Le conseil municipal réuni le 2 septembre 1853 décide de profiter de l’incendie d’une grande partie du village pour fixer un nouvel alignement de la grande rue.

Enfin, suite à l’incendie le conseil municipal a décidé l’achat d’une nouvelle pompe à incendie et à faire réparer les anciennes, le tout pour une somme de 3 000 Fr.

 

Un registre dans les archives dresse l’état de toutes les sommes versées par les communes et les particuliers pour aider les sinistrés.

 

         111 dons sont ainsi enregistrés pour un total de 11 100.90 Fr. :

                   - 80 communes pour des sommes allant de 2.30 Fr. à 427.40 Fr. A noter le don d’une commune suisse.
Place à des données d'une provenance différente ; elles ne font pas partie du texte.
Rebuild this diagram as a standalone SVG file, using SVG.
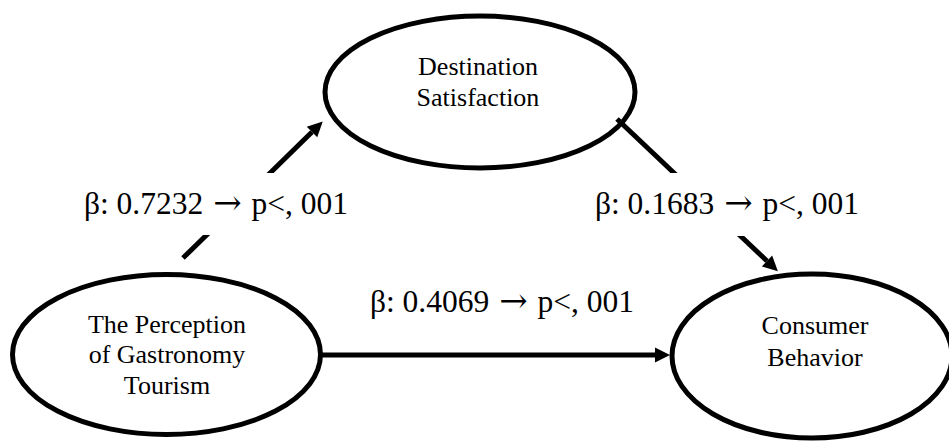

                   - 31 particuliers : prêtres, élus, notaires, voyageurs… pour des sommes allant de 5 Fr. à 1955 Fr. pour une souscription à la banque de rance.

 

Vous trouverez ci-après une copie d’une lettre du Maire de Lac ou Villers. La commune a reçu de nombreux témoignages de ce type et les sinistrés ont reçu de nombreux dons en nature : mobilier, habits, fourrage, bois, grain, vaisselle…

 

En retour, les habitants de Frasne et la commune ont toujours été très généreux lorsque d’autres villages se trouvaient victimes de gros incendies.

 

Lettre de Mr le Maire de Villers le Lac

 

 

 

La seconde partie du XIX ème  siècle va connaître aussi de nombreux incendies. Dans son « PLAN GENERAL DU TERRIOIRE DE LA COMMUNE DE FRASNE » dressé en 1886, Emile Gachod note dans les commentaires :

 

« Ce village est presque entièrement bâti à neuf par suite de plusieurs incendies survenus : en 1832 qui détruisit tout le quartier du bas, en 1853 qui détruisit la moitié du village, le 13 mars 1867, le 25 août 1868, le moulin de Paroy en 1869, la ferme de Cessay en 1870 ; le 15 mars 1873, le 25 août 1873, le 26 janvier 1874, 5 octobre 1874, 13 mars 1875, 17 mai 1876, 22 octobre 1877, juillet 1883, 2 février 1889 et jeudi 20 avril 1890. »

 

Le plus important semble être celui du 17 mars 1873 puisque le registre qui servi en 1853 donne aussi des détails sur l’incendie de 1873. La commune a réparti à l’époque 701 M3 de bois à 11 familles pour un total de 1061 Fr.

 

Parmi les dons en nature venant des communes voisines, j’ai relevé :

-         la commune de Dompierre qui a donné 18 voitures de fourrage

-         la commune de La Rivière : six sacs de grain, celle de Bannans : 4 sacs

 

Le conseil municipal en 1867 a conscience du rôle joué par les pompiers bénévoles. Face aux nombreuses interventions, le conseil dans une délibération du 16 juin 1867 demande que « les pompiers ne soient plus tenus à faire leurs trois journées de prestations, imposées par la loi de 1836 à tous les français valides, tant qu’ils feront partie de la compagnie ».

J’ai envie de dire que cette mesure est l’ancêtre des vacations que perçoivent aujourd’hui les pompiers.

 

A la fin du siècle, la compagnie est très importante puisqu’elle compte régulièrement plus de 50 pompiers. Il n’était certainement pas facile de commander une telle unité et j’en veux pour preuve qu’en 1889, suite à des désaccords importants entre les sapeurs et les officiers, le conseil municipal a dû prononcer la dissolution de la compagnie et nommer une commission chargée de réorganiser une nouvelle compagnie.